* What is expected
Gather all lines from the material that contain the word "this".
[START Recorded information]
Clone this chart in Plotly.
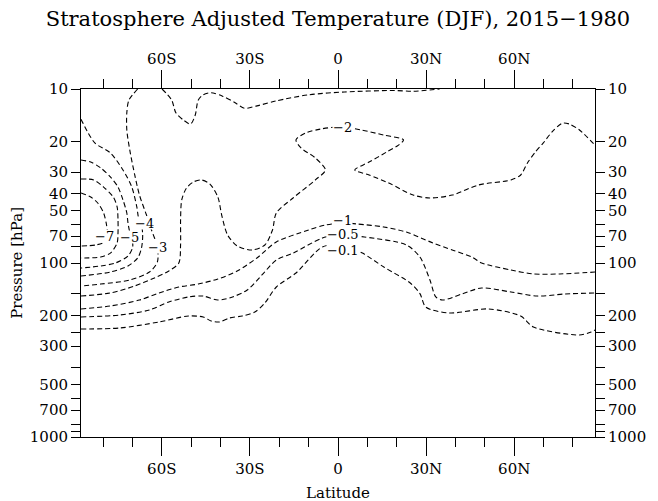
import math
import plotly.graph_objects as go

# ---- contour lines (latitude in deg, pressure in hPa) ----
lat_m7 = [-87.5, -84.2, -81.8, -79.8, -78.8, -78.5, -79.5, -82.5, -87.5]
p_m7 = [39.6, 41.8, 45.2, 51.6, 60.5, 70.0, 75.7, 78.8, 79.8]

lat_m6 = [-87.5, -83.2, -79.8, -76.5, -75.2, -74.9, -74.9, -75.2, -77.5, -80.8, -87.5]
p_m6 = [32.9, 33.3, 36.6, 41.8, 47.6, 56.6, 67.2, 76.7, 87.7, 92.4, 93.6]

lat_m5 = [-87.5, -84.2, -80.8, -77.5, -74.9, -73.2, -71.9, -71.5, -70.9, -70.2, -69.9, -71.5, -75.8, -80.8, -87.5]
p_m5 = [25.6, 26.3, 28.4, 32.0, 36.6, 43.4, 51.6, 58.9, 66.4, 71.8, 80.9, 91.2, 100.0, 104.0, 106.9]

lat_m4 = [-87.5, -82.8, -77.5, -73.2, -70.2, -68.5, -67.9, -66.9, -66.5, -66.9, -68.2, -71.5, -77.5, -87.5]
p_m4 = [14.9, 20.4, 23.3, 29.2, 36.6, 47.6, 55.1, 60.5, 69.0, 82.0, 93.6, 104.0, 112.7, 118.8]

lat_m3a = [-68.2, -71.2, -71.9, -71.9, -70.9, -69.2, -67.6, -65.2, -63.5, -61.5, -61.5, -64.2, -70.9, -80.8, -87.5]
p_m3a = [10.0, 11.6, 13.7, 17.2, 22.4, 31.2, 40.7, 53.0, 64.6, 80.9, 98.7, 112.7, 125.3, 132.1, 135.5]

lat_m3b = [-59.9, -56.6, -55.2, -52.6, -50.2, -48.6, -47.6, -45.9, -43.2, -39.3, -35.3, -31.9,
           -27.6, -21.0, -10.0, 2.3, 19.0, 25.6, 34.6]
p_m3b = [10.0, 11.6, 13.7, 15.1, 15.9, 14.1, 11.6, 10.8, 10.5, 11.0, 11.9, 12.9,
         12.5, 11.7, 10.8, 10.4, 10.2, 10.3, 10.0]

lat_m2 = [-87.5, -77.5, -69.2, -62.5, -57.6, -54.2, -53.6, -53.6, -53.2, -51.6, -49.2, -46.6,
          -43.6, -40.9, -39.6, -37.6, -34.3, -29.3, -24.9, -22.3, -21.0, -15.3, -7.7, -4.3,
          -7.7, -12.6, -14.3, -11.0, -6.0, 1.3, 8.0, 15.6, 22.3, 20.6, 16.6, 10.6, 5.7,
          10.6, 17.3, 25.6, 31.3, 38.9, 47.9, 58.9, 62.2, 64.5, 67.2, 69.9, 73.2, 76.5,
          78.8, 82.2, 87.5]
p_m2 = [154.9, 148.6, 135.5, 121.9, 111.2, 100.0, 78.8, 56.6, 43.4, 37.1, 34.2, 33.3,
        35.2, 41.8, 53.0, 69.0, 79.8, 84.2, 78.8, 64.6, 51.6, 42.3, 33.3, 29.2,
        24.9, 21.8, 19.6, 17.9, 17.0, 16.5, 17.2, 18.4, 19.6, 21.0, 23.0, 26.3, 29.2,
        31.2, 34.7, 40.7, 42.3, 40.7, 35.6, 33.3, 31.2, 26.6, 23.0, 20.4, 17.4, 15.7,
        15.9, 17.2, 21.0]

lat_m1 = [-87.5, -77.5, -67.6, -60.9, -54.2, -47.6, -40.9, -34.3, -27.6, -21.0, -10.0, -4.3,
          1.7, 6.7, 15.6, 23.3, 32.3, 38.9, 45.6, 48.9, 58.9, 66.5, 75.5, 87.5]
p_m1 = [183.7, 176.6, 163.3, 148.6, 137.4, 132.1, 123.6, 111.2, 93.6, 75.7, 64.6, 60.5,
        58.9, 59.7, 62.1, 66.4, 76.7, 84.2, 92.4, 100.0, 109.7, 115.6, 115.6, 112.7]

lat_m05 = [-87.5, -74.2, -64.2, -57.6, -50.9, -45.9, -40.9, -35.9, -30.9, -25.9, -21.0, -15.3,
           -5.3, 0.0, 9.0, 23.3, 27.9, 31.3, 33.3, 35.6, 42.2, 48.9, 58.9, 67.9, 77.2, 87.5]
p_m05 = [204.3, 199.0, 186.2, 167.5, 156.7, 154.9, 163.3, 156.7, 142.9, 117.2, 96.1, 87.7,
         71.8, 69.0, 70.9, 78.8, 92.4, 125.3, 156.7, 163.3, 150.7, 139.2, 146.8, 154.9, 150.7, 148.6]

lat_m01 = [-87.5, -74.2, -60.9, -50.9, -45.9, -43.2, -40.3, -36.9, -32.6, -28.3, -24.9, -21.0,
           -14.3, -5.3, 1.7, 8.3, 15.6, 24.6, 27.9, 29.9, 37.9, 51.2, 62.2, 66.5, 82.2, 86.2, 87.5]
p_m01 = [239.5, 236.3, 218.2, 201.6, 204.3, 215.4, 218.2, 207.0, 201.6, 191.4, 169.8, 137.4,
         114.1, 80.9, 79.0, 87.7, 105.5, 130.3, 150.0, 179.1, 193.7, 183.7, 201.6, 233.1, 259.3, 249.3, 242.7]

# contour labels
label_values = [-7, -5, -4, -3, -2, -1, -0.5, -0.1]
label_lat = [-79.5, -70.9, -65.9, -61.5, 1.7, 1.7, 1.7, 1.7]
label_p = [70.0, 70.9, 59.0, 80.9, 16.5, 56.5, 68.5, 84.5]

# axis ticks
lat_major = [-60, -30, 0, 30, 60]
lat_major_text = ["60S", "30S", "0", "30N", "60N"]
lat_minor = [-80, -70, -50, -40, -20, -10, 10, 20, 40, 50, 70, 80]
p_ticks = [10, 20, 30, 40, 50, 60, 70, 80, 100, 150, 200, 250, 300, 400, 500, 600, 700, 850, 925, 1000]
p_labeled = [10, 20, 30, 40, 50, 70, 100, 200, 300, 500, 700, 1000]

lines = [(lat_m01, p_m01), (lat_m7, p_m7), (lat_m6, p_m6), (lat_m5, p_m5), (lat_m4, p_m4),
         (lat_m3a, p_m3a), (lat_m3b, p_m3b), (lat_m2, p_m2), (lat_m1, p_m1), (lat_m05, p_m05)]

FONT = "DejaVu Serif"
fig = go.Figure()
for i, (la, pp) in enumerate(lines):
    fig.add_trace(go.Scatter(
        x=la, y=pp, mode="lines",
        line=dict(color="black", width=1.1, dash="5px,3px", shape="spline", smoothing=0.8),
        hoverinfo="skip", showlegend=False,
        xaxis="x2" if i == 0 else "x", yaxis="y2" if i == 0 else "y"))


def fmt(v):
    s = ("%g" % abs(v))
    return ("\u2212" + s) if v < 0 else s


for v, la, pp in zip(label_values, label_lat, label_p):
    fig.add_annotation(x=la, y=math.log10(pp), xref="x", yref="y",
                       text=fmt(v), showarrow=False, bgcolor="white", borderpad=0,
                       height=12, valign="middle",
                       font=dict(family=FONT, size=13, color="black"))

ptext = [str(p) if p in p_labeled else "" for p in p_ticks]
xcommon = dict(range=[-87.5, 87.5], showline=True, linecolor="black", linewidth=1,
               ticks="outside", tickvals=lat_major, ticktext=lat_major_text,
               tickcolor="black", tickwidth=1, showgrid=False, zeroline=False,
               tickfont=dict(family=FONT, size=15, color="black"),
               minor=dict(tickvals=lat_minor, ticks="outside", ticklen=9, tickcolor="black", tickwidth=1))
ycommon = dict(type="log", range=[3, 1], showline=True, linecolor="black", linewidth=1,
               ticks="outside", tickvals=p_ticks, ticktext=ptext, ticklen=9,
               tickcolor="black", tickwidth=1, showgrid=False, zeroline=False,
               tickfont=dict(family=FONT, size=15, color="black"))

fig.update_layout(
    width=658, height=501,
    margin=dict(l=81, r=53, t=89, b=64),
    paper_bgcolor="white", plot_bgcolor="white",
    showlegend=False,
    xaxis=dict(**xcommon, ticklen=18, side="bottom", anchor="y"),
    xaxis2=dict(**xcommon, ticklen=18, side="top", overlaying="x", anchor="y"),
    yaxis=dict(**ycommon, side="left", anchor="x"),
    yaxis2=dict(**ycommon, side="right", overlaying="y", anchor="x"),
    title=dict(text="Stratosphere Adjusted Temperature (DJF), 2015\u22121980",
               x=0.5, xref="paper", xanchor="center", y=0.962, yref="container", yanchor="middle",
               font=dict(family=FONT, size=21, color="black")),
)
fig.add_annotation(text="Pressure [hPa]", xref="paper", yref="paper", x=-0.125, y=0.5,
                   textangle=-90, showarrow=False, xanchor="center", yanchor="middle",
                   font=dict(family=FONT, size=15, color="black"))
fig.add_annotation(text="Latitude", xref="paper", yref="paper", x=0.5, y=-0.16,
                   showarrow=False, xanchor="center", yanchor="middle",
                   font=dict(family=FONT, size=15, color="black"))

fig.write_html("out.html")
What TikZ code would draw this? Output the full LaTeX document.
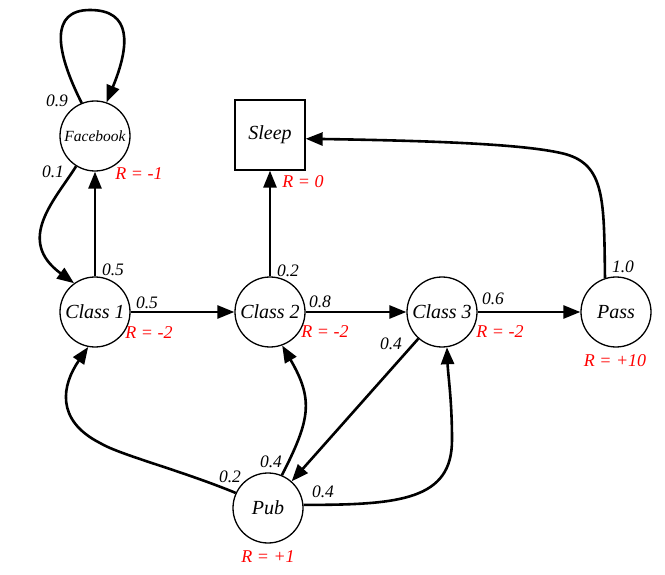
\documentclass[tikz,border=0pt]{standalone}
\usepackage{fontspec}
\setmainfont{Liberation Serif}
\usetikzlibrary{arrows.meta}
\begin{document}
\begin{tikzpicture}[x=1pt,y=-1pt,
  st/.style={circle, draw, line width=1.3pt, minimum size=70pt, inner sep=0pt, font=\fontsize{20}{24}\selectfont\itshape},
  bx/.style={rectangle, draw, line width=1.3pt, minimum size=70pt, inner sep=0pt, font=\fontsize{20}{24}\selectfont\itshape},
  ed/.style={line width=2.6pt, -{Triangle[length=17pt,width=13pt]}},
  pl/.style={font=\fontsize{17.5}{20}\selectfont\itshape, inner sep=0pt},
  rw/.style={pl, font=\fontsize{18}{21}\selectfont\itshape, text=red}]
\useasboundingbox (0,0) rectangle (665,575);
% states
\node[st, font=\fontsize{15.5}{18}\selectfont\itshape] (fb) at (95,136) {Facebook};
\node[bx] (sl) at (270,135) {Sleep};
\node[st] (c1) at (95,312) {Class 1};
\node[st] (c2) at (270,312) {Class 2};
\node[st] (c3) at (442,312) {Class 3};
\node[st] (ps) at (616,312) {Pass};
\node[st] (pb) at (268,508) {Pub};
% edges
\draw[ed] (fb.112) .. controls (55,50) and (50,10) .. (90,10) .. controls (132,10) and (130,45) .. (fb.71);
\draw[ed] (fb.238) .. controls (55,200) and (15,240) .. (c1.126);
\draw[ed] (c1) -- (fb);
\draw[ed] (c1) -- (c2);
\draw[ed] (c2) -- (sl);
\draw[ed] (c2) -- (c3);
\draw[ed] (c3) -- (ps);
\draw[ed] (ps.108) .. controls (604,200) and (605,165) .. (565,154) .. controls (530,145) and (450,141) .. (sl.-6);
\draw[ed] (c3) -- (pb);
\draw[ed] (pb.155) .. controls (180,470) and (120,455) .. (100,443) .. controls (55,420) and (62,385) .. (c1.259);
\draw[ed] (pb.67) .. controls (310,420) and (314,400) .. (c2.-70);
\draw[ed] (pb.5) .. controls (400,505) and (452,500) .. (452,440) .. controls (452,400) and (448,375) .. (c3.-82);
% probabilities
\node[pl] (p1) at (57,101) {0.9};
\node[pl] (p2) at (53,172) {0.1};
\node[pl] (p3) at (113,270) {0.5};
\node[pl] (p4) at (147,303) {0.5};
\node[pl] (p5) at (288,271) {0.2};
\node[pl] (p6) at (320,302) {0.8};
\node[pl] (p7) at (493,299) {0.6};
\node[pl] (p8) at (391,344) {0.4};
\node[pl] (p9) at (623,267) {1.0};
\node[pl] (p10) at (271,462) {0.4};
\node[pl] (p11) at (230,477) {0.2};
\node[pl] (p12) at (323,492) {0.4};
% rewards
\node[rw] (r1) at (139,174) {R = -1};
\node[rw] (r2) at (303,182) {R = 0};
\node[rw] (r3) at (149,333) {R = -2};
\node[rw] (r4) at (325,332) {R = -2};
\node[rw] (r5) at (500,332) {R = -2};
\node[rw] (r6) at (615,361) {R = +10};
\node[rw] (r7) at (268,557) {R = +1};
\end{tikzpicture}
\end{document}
[END Recorded information]
* Response
Clone this chart in Plotly.
What TikZ code would draw this? Output the full LaTeX document.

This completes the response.